_SHORT PROBLEM_:
Quote the records exactly, starting at the first line and stopping after the line with "10, interval: 2"; skip the pictures.

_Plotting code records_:
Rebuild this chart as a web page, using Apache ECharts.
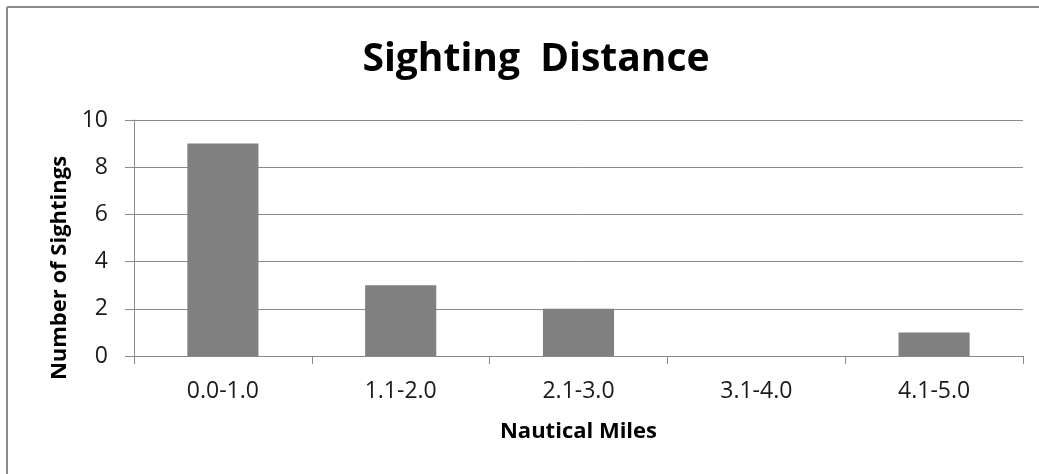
<!DOCTYPE html>
<html>
<head>
<meta charset="utf-8">
<script src="https://cdn.jsdelivr.net/npm/echarts@6/dist/echarts.min.js"></script>
<style>
  html, body { margin: 0; padding: 0; background: #fff; }
  #chart { width: 1039px; height: 474px; }
</style>
</head>
<body>
<div id="chart"></div>
<script>
// Distance bands (nautical miles) and how many sightings fell in each
const categories = ['0.0-1.0', '1.1-2.0', '2.1-3.0', '3.1-4.0', '4.1-5.0'];
const sightings = [9, 3, 2, 0, 1];
const yTicks = { min: 0, max: 10, interval: 2 };

const FONT = '"Open Sans", "Noto Sans", sans-serif';
const AXIS_GREY = '#8a8a8a';

const chart = echarts.init(document.getElementById('chart'), null, { renderer: 'canvas' });

chart.setOption({
  backgroundColor: '#ffffff',
  animation: false,
  title: {
    text: 'Sighting  Distance',
    left: 531,
    top: 35,
    textAlign: 'center',
    textStyle: { fontFamily: FONT, fontSize: 39, fontWeight: 'bold', color: '#000' }
  },
  graphic: [
    // frame around the chart area (top and left edges)
    { type: 'line', shape: { x1: 7, y1: 7, x2: 1039, y2: 7 }, style: { stroke: '#8c8c8c', lineWidth: 2 } },
    { type: 'line', shape: { x1: 7, y1: 7, x2: 7, y2: 474 }, style: { stroke: '#8c8c8c', lineWidth: 2 } }
  ],
  grid: { left: 134, right: 16, top: 120, bottom: 118 },
  xAxis: {
    type: 'category',
    data: categories,
    name: 'Nautical Miles',
    nameLocation: 'middle',
    nameGap: 65,
    nameTextStyle: { fontFamily: FONT, fontSize: 22, fontWeight: 'bold', color: '#000' },
    axisLine: { lineStyle: { color: AXIS_GREY, width: 1 } },
    axisTick: { show: true, length: 8, alignWithLabel: false, lineStyle: { color: AXIS_GREY } },
    axisLabel: { fontFamily: FONT, fontSize: 23, color: '#1a1a1a', margin: 24 },
    splitLine: { show: false }
  },
  yAxis: {
    type: 'value',
    min: yTicks.min,
    max: yTicks.max,
    interval: yTicks.interval,
    name: 'Number of Sightings',
    nameLocation: 'middle',
    nameGap: 60,
    nameRotate: 90,
    nameTextStyle: { fontFamily: FONT, fontSize: 22, fontWeight: 'bold', color: '#000', padding: [0, 60, 0, 0] },
    axisLine: { show: true, lineStyle: { color: AXIS_GREY, width: 1 } },
    axisTick: { show: true, inside: false, length: 9, lineStyle: { color: AXIS_GREY } },
    axisLabel: { fontFamily: FONT, fontSize: 23, color: '#1a1a1a', margin: 26 },
    splitLine: { show: true, lineStyle: { color: AXIS_GREY, width: 1 } }
  },
  series: [{
    type: 'bar',
    data: sightings,
    barWidth: '40%',
    itemStyle: { color: '#808080' }
  }]
});
</script>
</body>
</html>
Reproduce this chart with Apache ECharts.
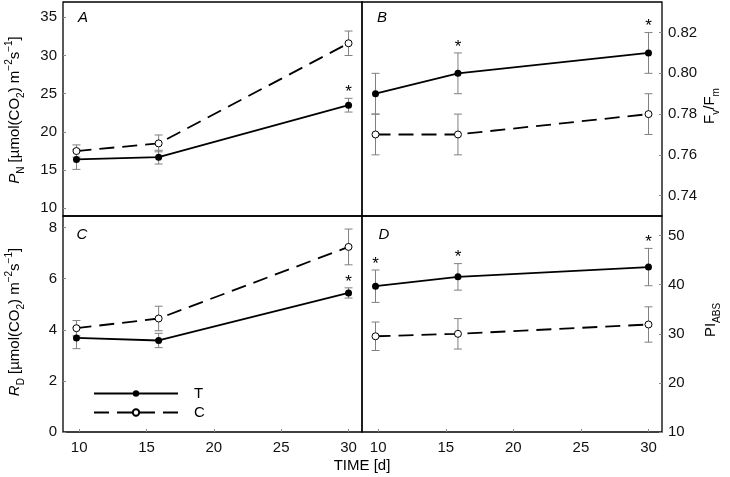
<!DOCTYPE html>
<html>
<head>
<meta charset="utf-8">
<script src="https://cdn.jsdelivr.net/npm/echarts@6/dist/echarts.min.js"></script>
<style>
  html, body { margin: 0; padding: 0; background: #fff; }
  #chart { width: 730px; height: 477px; }
</style>
</head>
<body>
<div id="chart"></div>
<script>
// sampling days (x positions)
const days = [9.8, 15.9, 30];

// A: net photosynthetic rate P_N
const pnT = [16.4, 16.7, 23.5];
const pnTErr = [1.3, 0.9, 0.9];
const pnC = [17.5, 18.5, 31.6];
const pnCErr = [0.8, 1.1, 1.6];
const sigA = [0, 0, 1];

// B: Fv/Fm
const fvT = [0.790, 0.800, 0.810];
const fvTErr = [0.010, 0.010, 0.010];
const fvC = [0.770, 0.770, 0.780];
const fvCErr = [0.010, 0.010, 0.010];
const sigB = [0, 1, 1];

// C: dark respiration R_D
const rdT = [3.68, 3.58, 5.44];
const rdTErr = [0.42, 0.28, 0.2];
const rdC = [4.06, 4.44, 7.24];
const rdCErr = [0.3, 0.48, 0.7];
const sigC = [0, 0, 1];

// D: PI_ABS
const piT = [39.7, 41.6, 43.6];
const piTErr = [3.3, 2.7, 3.8];
const piC = [29.5, 30.0, 31.9];
const piCErr = [2.9, 3.1, 3.6];
const sigD = [1, 1, 1];

const noSig = [0, 0, 0];

const FONT = '"Liberation Sans", Arial, sans-serif';
const ERR_COLOR = '#808080';

// Các ô lưới (2 x 2)
const grids = [
    { left: 63, top: 2, width: 299, height: 214 },
    { left: 362, top: 2, width: 300, height: 214 },
    { left: 63, top: 216, width: 299, height: 216 },
    { left: 362, top: 216, width: 300, height: 216 }
].map(g => Object.assign(g, { show: true, borderColor: '#000', borderWidth: 1.3, backgroundColor: 'transparent' }));

function xAxis(gridIndex, showLabels) {
    return {
        type: 'value', gridIndex, min: 8.8, max: 31, splitNumber: 5,
        axisLine: { show: false },
        splitLine: { show: false },
        axisTick: { show: showLabels, inside: true, length: 3, lineStyle: { color: '#888' } },
        axisLabel: {
            show: showLabels, showMinLabel: false, showMaxLabel: false,
            margin: 8, fontSize: 15, fontFamily: FONT, color: '#111'
        }
    };
}

function yAxis(gridIndex, opt) {
    return Object.assign({
        type: 'value', gridIndex,
        axisLine: { show: false },
        splitLine: { show: false },
        axisTick: { inside: true, length: 3, lineStyle: { color: '#888' } },
        axisLabel: {
            margin: 6, fontSize: 15, fontFamily: FONT, color: '#111',
            showMinLabel: opt.showMin, showMaxLabel: false,
            formatter: opt.fmt
        }
    }, opt.axis);
}

const xAxes = [xAxis(0, false), xAxis(1, false), xAxis(2, true), xAxis(3, true)];
const yAxes = [
    yAxis(0, { axis: { min: 9, max: 37, splitNumber: 5 }, showMin: false }),
    yAxis(1, { axis: { min: 0.73, max: 0.835, splitNumber: 5, position: 'right' }, showMin: false, fmt: v => v.toFixed(2) }),
    yAxis(2, { axis: { min: 0, max: 8.45, interval: 2 }, showMin: true }),
    yAxis(3, { axis: { min: 10, max: 54, interval: 10, position: 'right' }, showMin: true })
];

function lineSeries(name, idx, vals) {
    const isT = name === 'T';
    return {
        name, type: 'line', xAxisIndex: idx, yAxisIndex: idx,
        data: days.map((d, k) => [d, vals[k]]),
        symbol: 'circle', symbolSize: 7,
        lineStyle: { color: '#000', width: 1.8, type: isT ? 'solid' : [15, 8] },
        itemStyle: isT ? { color: '#000' } : { color: '#fff', borderColor: '#000', borderWidth: 1 },
        z: 3, silent: true
    };
}

// thanh sai số + dấu * (custom series)
function errSeries(idx, vals, errs, sig) {
    return {
        type: 'custom', xAxisIndex: idx, yAxisIndex: idx, z: 2, silent: true,
        data: days.map((d, k) => [d, vals[k], errs[k], sig[k]]),
        renderItem(params, api) {
            const x = api.value(0), v = api.value(1), e = api.value(2);
            const top = api.coord([x, v + e]);
            const bot = api.coord([x, v - e]);
            const cw = 4;
            const st = { stroke: ERR_COLOR, lineWidth: 1 };
            const children = [
                { type: 'line', shape: { x1: top[0], y1: top[1], x2: bot[0], y2: bot[1] }, style: st },
                { type: 'line', shape: { x1: top[0] - cw, y1: top[1], x2: top[0] + cw, y2: top[1] }, style: st },
                { type: 'line', shape: { x1: bot[0] - cw, y1: bot[1], x2: bot[0] + cw, y2: bot[1] }, style: st }
            ];
            if (api.value(3)) {
                children.push({
                    type: 'text', x: top[0], y: top[1] - 6,
                    style: {
                        text: '*', fill: '#000', font: '17px ' + FONT,
                        align: 'center', textAlign: 'center',
                        verticalAlign: 'middle', textVerticalAlign: 'middle'
                    }
                });
            }
            return { type: 'group', children };
        }
    };
}

const series = [
    errSeries(0, pnC, pnCErr, noSig), errSeries(0, pnT, pnTErr, sigA),
    errSeries(1, fvC, fvCErr, noSig), errSeries(1, fvT, fvTErr, sigB),
    errSeries(2, rdC, rdCErr, noSig), errSeries(2, rdT, rdTErr, sigC),
    errSeries(3, piC, piCErr, noSig), errSeries(3, piT, piTErr, sigD),
    lineSeries('T', 0, pnT), lineSeries('C', 0, pnC),
    lineSeries('T', 1, fvT), lineSeries('C', 1, fvC),
    lineSeries('T', 2, rdT), lineSeries('C', 2, rdC),
    lineSeries('T', 3, piT), lineSeries('C', 3, piC)
];

const RICH = {
    i: { font: 'italic 15px ' + FONT },
    sb: { font: '10px ' + FONT, verticalAlign: 'bottom', textVerticalAlign: 'bottom' },
    sp: { font: '10px ' + FONT, verticalAlign: 'top', textVerticalAlign: 'top' }
};

function title(x, y, text) {
    return {
        type: 'text', x, y, rotation: Math.PI / 2,
        style: {
            text, fill: '#000', font: '15px ' + FONT, lineHeight: 22, rich: RICH,
            align: 'center', textAlign: 'center', verticalAlign: 'middle', textVerticalAlign: 'middle'
        }
    };
}

function letter(x, y, text) {
    return {
        type: 'text', x, y,
        style: {
            text, fill: '#000', font: 'italic 15px ' + FONT,
            align: 'center', textAlign: 'center', verticalAlign: 'middle', textVerticalAlign: 'middle'
        }
    };
}

const chart = echarts.init(document.getElementById('chart'), null, { renderer: 'canvas' });
chart.setOption({
    animation: false,
    backgroundColor: '#fff',
    grid: grids,
    xAxis: xAxes,
    yAxis: yAxes,
    legend: {
        data: ['T', 'C'],
        orient: 'vertical', left: 88, top: 381,
        itemWidth: 84, itemHeight: 8, itemGap: 4,
        selectedMode: false,
        textStyle: { fontSize: 15, fontFamily: FONT, color: '#000', padding: [0, 0, 0, 11] }
    },
    graphic: [
        letter(83, 18, 'A'), letter(382, 18, 'B'), letter(82, 235, 'C'), letter(384, 235, 'D'),
        title(15, 110, '{i|P}{sb|N} [µmol(CO{sb|2}) m{sp|−2}s{sp|−1}]'),
        title(15, 322, '{i|R}{sb|D} [µmol(CO{sb|2}) m{sp|−2}s{sp|−1}]'),
        title(710, 106, 'F{sb|v}/F{sb|m}'),
        title(711, 320, 'PI{sb|ABS}'),
        {
            type: 'text', x: 362, y: 466,
            style: {
                text: 'TIME [d]', fill: '#000', font: '15px ' + FONT,
                align: 'center', textAlign: 'center', verticalAlign: 'middle', textVerticalAlign: 'middle'
            }
        }
    ],
    series
});
</script>
</body>
</html>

_REPLY_:
Rebuild this chart as a web page, using Apache ECharts.
<!DOCTYPE html>
<html>
<head>
<meta charset="utf-8">
<script src="https://cdn.jsdelivr.net/npm/echarts@6/dist/echarts.min.js"></script>
<style>
  html, body { margin: 0; padding: 0; background: #fff; }
  #chart { width: 1039px; height: 474px; }
</style>
</head>
<body>
<div id="chart"></div>
<script>
// Distance bands (nautical miles) and how many sightings fell in each
const categories = ['0.0-1.0', '1.1-2.0', '2.1-3.0', '3.1-4.0', '4.1-5.0'];
const sightings = [9, 3, 2, 0, 1];
const yTicks = { min: 0, max: 10, interval: 2 };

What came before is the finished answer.